Oysa fark yaratanlar dâhilerdir ve doğal liderlerdir. Onlar, soru sormaktan korkmayan, vasatlığa meydan okuyan, yaratıcı ve özgür düşünce sahibi, sevilmeme ve onaylanmama riskini göze alarak konfor alanının dışında yaşayan, üreten ve yaratan bireylerdir. Bu toplumun, ineklere boncuk takarak değil, yukarıda tanımlanan nitelikleri özendirerek yaratıcılığı beslemesi ve büyütmesinin vakti gelmiştir ve geçmektedir... Yaratıcılığın özendirilmediği, eğitim sisteminin farklı zeka türlerine göre şekillendirilmediği tek ülke kuşkusuz bizimki değil.
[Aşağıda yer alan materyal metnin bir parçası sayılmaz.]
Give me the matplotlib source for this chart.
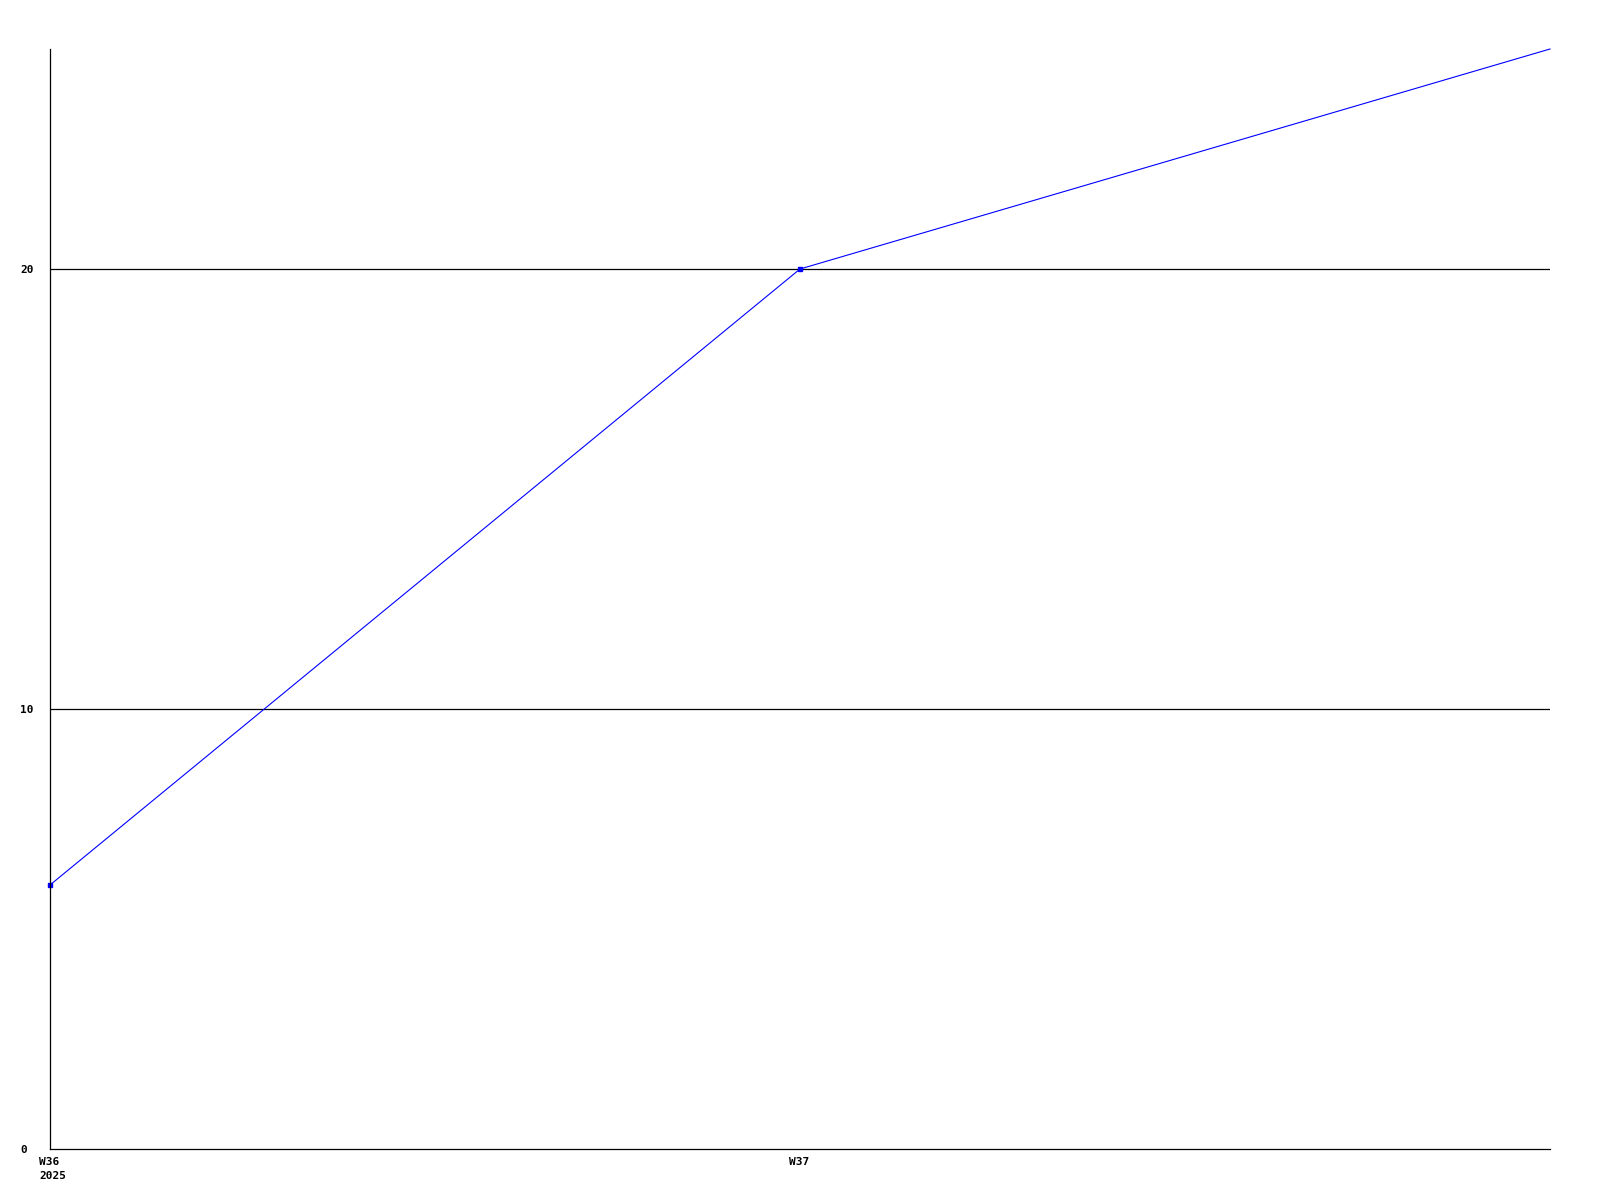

Dünyadan da pek çok örnek verebiliriz. Einstein 4 yaşından önce konuşamadı; Newton, okulda başarısız bir öğrenciydi ve öğretmenlerine göre gelecek vaat etmiyordu; Thomas Edison?un öğretmeni onun hiçbir şey öğrenemeyecek kadar aptal olduğunu düşünüyordu; Michael Jordan lisenin basketbol takımından atılmıştı; bir gazete editörü, Walt Disney?i hayal gücünden yoksun olduğu ve original fikirleri olmadığı için kovmuştu; Churchill 6. sınıfta başarısız oldu ve sınıfta kaldı; Pavarotti nota okuyamıyordu; Napoleon askeri okulu sınıf sonuncusu olarak bitirdi; Beethoven, müzik öğretmenine kalırsa umutsuzdu. Steven Spielberg ikinci sınıfta liseden atıldı ve öğrenme güçlükleri olanlar sınıfına kaydolması için ikna edildi.
Bundan 5-6 yıl önce yüksek lisans eğitimi aldığım muteber eğitim kurumunun muteber bir bölümünde Araştırma Teknikleri dersi veren ve doçent ünvanı taşıyan bir akademisyenle yaşadığım deneyimden de bahsetmeden geçemeyeceğim. Ödev olarak verilen araştırma projesini tüm hevesim, sevgim ve yaratıcılığımı katarak hazırlayıp teslim ettikten sonra sınıftaki tek zayıf not alanın ben olduğumu gördüm. Bu önemli bilim kadınını arayıp başarısızlığıma dair geribildirim almak istediğimde ise aldığım cevap - virgülüne dokunmadan - şu idi: "Bu çalışmayı sen yapmamışsın; bu senin kapasiteni aşar." Evvelce hiçbir münasebetim olmayan bu eğitimciye kapasiteme dair bu kesin kanıya nereden vardığını sorduğumda ise yanıtı çok da tatminkâr olmadı. Sonuç olarak, çalışmayı benim yaptığıma ikna olması için bana bir araştırma konusu daha vermesini istedim. Cuma akşamı yeni konuyu verdi ve Pazartesi teslim etmemi istedi. Pazartesi yeni çalışmayı teslim ettiğimde yüzeysel şekilde önceki çalışmayı da benim yaptığıma ikna olduğunu söyledi. Bu, eğitim hayatımda yaşadığım demotivasyon öykülerinden sadece biri olarak hafızamda saklıdır...
Bu yazıyı, Kjell Nordstrom ve Jonas Ridderstrale?in birlikte kaleme aldıkları Funky Business adlı kitaplarındaki sözcükleri ile bitirmek oldukça anlamlı olacaktır:
"Günümüz toplumu, benzer eğitim almış benzer çalışanların; benzer fikirlerle benzer ürünleri, benzer kalite, benzer fiyat ve benzer yöntemlerle sattıkları benzer firmalarla dolu."